By Kim Hilsenbeck.
Two phone calls, possibly within hours of each other, had polar opposite news for two Texas families.
Athena Tyner of Buda got the call at 3:01 a.m. Nov. 9. It was her son Landon’s transplant nurse, saying a heart was ready.
Hours earlier, a family somewhere in the panhandle of Texas likely received a very different message; their son, husband or brother was gone.
At top,Hays High School student Landon Tyner is rerecovering from a heart transplant surgey at Children’s Hpspital in Houston. His mom, Athena Tyner, said he is doing well but not out of the woods. She is grateful to the family of the heart donor. (Photo by Athena Tyner) |
But for the Tyners, that call meant everything.
Landon, 16, has dilated ardiomyopathy, a congenital disease that weakens and enlarges the heart muscle. The disease progressed in him to the point of requiring a transplant.
Tyner and her husband, Case, and their son Taylor, live near Houston to be close to Children’s Hospital. At a moment’s notice, they had to be ready to bring Landon in for a heart transplant.
“He was only on the (transplant) list for nine days,” Tyner said in a recent phone interview. “He went active Nov. 1 and had surgery on the ninth.”
Since the summer, doctors kept this Hays High School student alive with a device implanted in his chest called LVAD. It helped his heart keep beating and must be plugged in or use batteries at all times.
“I seriously think [Landon getting a heart so fast] was a miracle,” Tyner said. “People are on the list for years. People with [LVAD] device sometimes don’t even get out of hospital.”
She said the device was just a bridge until his transplant surgery.
“It was a temporary fix,” Tyner said.
Now, 10 days post-transplant, she said Landon appears to be on a path to recovery.
“So far, he’s good but they don’t know. He just needed little tweaks – he had fluid in lungs, high blood pressure,” Tyner said.
Doctors are treating those “tweaks” with medicine. She said Landon is eating, exercising and looking better. But he’s not out of the woods.
“It’s hard for 15-year-old to understand,” Tyner said. “He instantly feels better, even his face looks different, but he doesn’t realize it’s a long road.”
A biopsy this Thursday will tell the Tyners if Landon’s body is accepting the new heart. He will remain on three anti-rejection drugs for rest of his life.
Because of the high risk of infection, Landon won’t go to school for rest of this year.
“The drugs will cause him to have fewer white blood cells, which will suppress his immune system,” Tyner said. “He’s wearing a mask everywhere.”

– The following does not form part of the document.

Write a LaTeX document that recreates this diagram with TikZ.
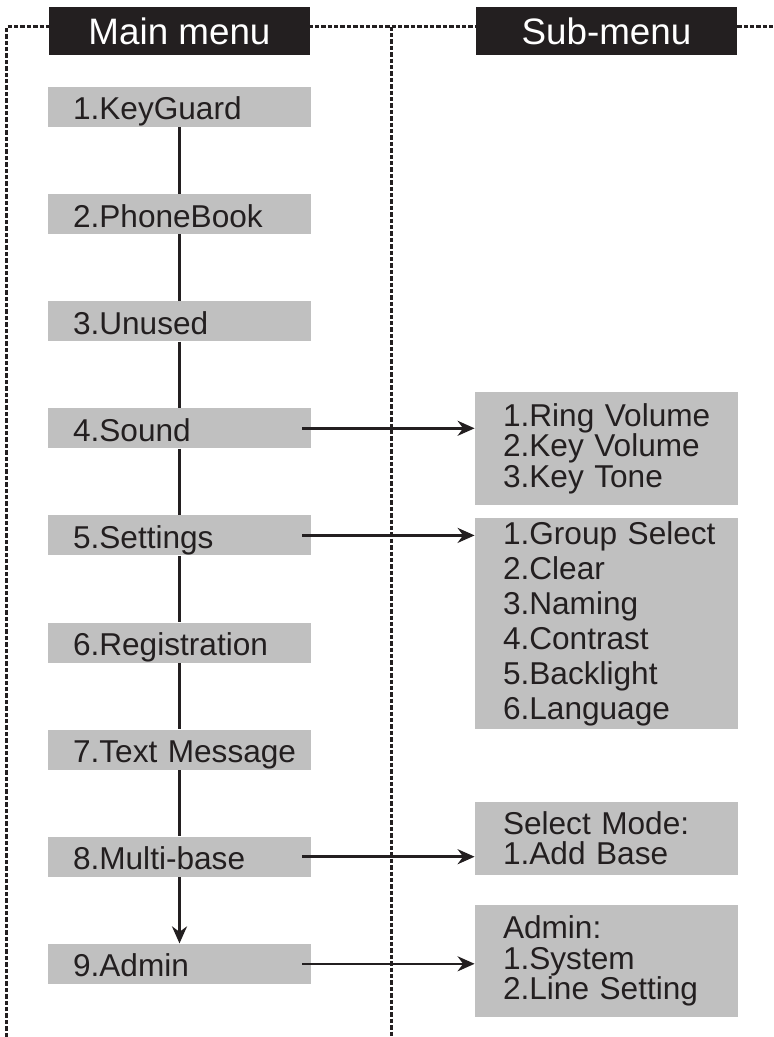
\documentclass[tikz,border=0pt]{standalone}
\usepackage{fontspec}
\setmainfont{Liberation Sans}
\usetikzlibrary{arrows.meta}
\definecolor{boxgray}{RGB}{192,192,192}
\definecolor{ink}{RGB}{35,31,32}
\begin{document}
\begin{tikzpicture}[x=0.5pt,y=-0.5pt,>={Stealth[length=8.5pt,width=7.5pt]},
    frame/.style={ink,line width=1.4pt,dash pattern=on 2.2pt off 1pt},
    head/.style={fill=ink,text=white,minimum width=130.5pt,minimum height=24pt,inner sep=0pt,font=\fontsize{18.4pt}{22pt}\selectfont},
    mitem/.style={fill=boxgray,text=ink,text width=131.5pt,text height=13pt,text depth=0pt,minimum height=20pt,inner sep=0pt,align=left,execute at begin node={\leftskip=12.5pt},font=\fontsize{15.8pt}{19pt}\selectfont},
    sitem/.style={fill=boxgray,text=ink,text width=131.5pt,inner sep=0pt,align=left,execute at begin node={\leftskip=14pt},font=\fontsize{15.8pt}{#1}\selectfont},
    link/.style={ink,line width=1.3pt}]
\useasboundingbox (0,0) rectangle (773,1037);
    \draw[frame](6.7,1037)--(6.7,26.7)--(773,26.7);
    \draw[frame](391.7,26.7)--(391.7,1037);
\node[head](hm) at (179.5,31){Main menu};
\node[head](hs) at (606.5,31){Sub-menu};
\node[mitem](m1) at (179.5,107){1.KeyGuard};
\node[mitem](m2) at (179.5,214.1){2.PhoneBook};
\node[mitem](m3) at (179.5,321.2){3.Unused};
\node[mitem](m4) at (179.5,428.3){4.Sound};
\node[mitem](m5) at (179.5,535.4){5.Settings};
\node[mitem](m6) at (179.5,642.5){6.Registration};
\node[mitem](m7) at (179.5,749.6){7.Text Message};
\node[mitem](m8) at (179.5,856.7){8.Multi-base};
\node[mitem](m9) at (179.5,963.8){9.Admin};
\node[sitem=15.25pt,minimum height=56.5pt](sA) at (606.5,448.5){1.Ring Volume\\2.Key Volume\\3.Key Tone};
\node[sitem=17.5pt,minimum height=105.5pt](sB) at (606.5,623.5){1.Group Select\\2.Clear\\3.Naming\\4.Contrast\\5.Backlight\\6.Language};
\node[sitem=15pt,minimum height=36.5pt](sC) at (606.5,838.5){Select Mode:\\1.Add Base};
\node[sitem=15.25pt,minimum height=56pt](sD) at (606.5,961){Admin:\\1.System\\2.Line Setting};
    \draw[link](m1)--(m2);
    \draw[link](m2)--(m3);
    \draw[link](m3)--(m4);
    \draw[link](m4)--(m5);
    \draw[link](m5)--(m6);
    \draw[link](m6)--(m7);
    \draw[link](m7)--(m8);
    \draw[link,->](m8)--(m9);
    \draw[link,->]([xshift=-4.5pt]m4.east)--(m4.east-|sA.west);
    \draw[link,->]([xshift=-4.5pt]m5.east)--(m5.east-|sB.west);
    \draw[link,->]([xshift=-4.5pt]m8.east)--(m8.east-|sC.west);
    \draw[link,->]([xshift=-4.5pt]m9.east)--(m9.east-|sD.west);
\end{tikzpicture}
\end{document}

She said he recently asked to go one floor up to play Bingo. Doctors told him, “No,” because he can’t be around all those other patients.
But should the biopsy show his body is accepting the new heart, Tyner said Landon could be out of the hospital Friday.
“If is body is not rejecting [the heart], we can leave,” she said.
But with twice weekly visits to the doctor for several months to a year, Tyner said she and her husband, along with Landon and his brothers, are contemplating staying in Conroe for the next year. In fact, she said they’ve considered permanently relocating to the Houston area, given its close proximity to the hospital.
“We can’t do all this traveling from Buda,” she said. “And I don’t want to go to any other hospital. I want the best.”
Tyner said her family is so grateful to the family of the heart donor in Amarillo. If she chooses to contact them, she has to wait at least a year and then she can write a letter. The family can then decide if they want to contact the Tyners.
In the meantime, she said, “I just want them to know how thankful we are.”